→ **RECORDS PROVIDED**
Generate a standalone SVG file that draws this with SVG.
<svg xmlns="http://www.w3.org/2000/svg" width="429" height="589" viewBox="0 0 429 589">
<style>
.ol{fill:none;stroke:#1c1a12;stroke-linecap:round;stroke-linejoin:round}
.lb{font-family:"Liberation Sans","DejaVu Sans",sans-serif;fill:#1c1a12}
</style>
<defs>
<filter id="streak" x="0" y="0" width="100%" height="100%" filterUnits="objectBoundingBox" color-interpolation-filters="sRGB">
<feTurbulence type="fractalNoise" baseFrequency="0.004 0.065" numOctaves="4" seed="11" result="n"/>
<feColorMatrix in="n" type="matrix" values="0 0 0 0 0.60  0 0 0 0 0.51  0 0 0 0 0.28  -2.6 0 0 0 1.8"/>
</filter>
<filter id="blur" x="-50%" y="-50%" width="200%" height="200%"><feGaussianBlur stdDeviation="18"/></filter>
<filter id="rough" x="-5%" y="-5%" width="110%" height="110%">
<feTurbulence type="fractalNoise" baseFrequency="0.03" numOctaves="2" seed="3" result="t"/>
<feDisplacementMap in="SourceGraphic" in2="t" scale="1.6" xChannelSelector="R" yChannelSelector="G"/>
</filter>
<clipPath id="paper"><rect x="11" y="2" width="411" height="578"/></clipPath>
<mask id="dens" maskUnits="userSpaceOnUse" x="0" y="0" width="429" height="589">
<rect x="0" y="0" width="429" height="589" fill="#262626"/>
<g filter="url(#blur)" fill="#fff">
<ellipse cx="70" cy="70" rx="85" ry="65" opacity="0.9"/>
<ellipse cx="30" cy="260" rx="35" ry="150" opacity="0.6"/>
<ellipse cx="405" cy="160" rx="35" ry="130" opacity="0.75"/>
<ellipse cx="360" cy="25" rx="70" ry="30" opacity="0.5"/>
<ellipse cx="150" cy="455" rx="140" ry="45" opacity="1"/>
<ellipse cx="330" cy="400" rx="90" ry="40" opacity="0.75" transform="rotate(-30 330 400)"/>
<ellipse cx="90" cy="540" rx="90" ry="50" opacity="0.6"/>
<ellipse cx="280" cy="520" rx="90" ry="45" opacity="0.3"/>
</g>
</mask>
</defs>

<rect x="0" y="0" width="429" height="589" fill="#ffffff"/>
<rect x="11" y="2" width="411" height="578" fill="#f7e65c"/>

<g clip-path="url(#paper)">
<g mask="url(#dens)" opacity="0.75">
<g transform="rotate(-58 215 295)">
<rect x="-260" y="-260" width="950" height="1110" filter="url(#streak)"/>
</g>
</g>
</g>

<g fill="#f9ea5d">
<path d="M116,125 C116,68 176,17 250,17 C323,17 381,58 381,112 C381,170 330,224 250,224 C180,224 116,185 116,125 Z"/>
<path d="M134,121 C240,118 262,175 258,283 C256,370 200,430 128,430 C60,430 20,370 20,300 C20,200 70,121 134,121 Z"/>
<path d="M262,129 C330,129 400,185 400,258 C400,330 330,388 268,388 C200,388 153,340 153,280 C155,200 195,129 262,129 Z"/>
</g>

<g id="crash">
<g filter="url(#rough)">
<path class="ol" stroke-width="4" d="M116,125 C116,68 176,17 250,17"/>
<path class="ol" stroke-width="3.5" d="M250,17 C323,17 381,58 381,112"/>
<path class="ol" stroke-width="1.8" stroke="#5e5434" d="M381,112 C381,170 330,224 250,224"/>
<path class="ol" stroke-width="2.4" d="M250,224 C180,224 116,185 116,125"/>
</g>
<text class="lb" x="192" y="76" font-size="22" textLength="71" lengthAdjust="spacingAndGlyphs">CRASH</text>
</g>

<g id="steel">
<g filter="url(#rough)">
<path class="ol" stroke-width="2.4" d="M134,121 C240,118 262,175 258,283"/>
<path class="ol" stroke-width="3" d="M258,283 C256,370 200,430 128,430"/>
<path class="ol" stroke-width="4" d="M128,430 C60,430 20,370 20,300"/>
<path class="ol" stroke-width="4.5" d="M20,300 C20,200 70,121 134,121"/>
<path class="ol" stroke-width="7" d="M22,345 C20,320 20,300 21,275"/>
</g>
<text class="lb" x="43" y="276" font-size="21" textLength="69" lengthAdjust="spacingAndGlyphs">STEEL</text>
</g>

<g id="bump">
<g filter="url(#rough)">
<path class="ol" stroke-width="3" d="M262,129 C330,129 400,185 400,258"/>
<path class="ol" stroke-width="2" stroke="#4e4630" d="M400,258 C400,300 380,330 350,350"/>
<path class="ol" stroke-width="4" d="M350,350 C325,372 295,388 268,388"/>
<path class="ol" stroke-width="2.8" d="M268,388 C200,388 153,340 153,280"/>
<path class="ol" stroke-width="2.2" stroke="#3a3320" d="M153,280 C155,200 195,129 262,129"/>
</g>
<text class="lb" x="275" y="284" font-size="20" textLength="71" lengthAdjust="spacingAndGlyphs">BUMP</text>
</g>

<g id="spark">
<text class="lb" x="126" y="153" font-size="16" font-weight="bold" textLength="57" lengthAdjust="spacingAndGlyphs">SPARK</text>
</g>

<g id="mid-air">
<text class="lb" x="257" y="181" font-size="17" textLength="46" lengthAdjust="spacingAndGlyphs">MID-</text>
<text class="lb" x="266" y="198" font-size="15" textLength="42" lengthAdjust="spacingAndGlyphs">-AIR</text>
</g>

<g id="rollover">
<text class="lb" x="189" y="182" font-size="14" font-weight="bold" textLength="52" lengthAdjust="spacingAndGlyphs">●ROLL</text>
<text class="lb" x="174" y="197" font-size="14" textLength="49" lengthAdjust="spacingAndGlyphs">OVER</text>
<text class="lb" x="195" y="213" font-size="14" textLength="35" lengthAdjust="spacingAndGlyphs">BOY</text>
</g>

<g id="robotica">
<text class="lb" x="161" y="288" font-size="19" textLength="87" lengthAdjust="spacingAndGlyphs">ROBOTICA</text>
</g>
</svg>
* * *
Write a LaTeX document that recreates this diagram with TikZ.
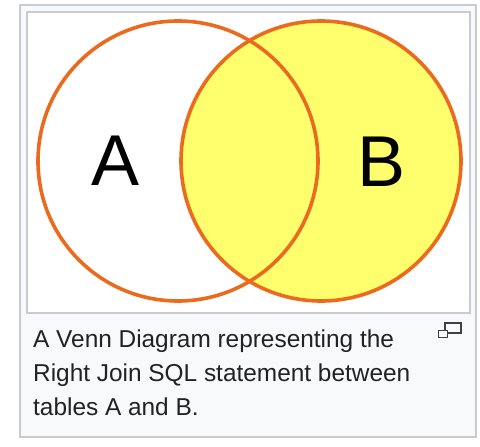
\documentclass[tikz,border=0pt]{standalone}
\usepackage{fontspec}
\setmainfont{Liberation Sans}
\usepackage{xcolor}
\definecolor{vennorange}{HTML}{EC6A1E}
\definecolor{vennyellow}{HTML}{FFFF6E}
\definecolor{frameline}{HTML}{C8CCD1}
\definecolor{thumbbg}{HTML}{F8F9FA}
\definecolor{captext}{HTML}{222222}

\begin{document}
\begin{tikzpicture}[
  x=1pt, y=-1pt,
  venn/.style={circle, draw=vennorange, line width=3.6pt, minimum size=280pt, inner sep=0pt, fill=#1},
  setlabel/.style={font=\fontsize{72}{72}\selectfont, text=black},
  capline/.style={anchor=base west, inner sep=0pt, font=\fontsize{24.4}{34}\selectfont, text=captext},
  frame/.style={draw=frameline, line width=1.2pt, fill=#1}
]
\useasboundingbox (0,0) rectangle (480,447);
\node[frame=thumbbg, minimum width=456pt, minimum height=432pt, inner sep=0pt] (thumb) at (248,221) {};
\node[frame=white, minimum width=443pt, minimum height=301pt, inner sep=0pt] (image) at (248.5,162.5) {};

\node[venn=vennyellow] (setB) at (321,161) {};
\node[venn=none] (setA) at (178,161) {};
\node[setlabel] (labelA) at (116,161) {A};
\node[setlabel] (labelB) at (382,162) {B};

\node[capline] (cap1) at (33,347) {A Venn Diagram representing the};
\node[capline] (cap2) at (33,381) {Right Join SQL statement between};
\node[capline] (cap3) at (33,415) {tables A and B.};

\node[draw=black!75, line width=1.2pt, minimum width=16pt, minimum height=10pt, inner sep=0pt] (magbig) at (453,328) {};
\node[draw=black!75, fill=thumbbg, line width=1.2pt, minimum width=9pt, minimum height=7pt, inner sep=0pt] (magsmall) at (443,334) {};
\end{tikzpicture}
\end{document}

→ **WRITTEN PROBLEM**
Every line of the listing that holds "standalone" is to be counted; give only the resulting number.

→ **RESULT**
2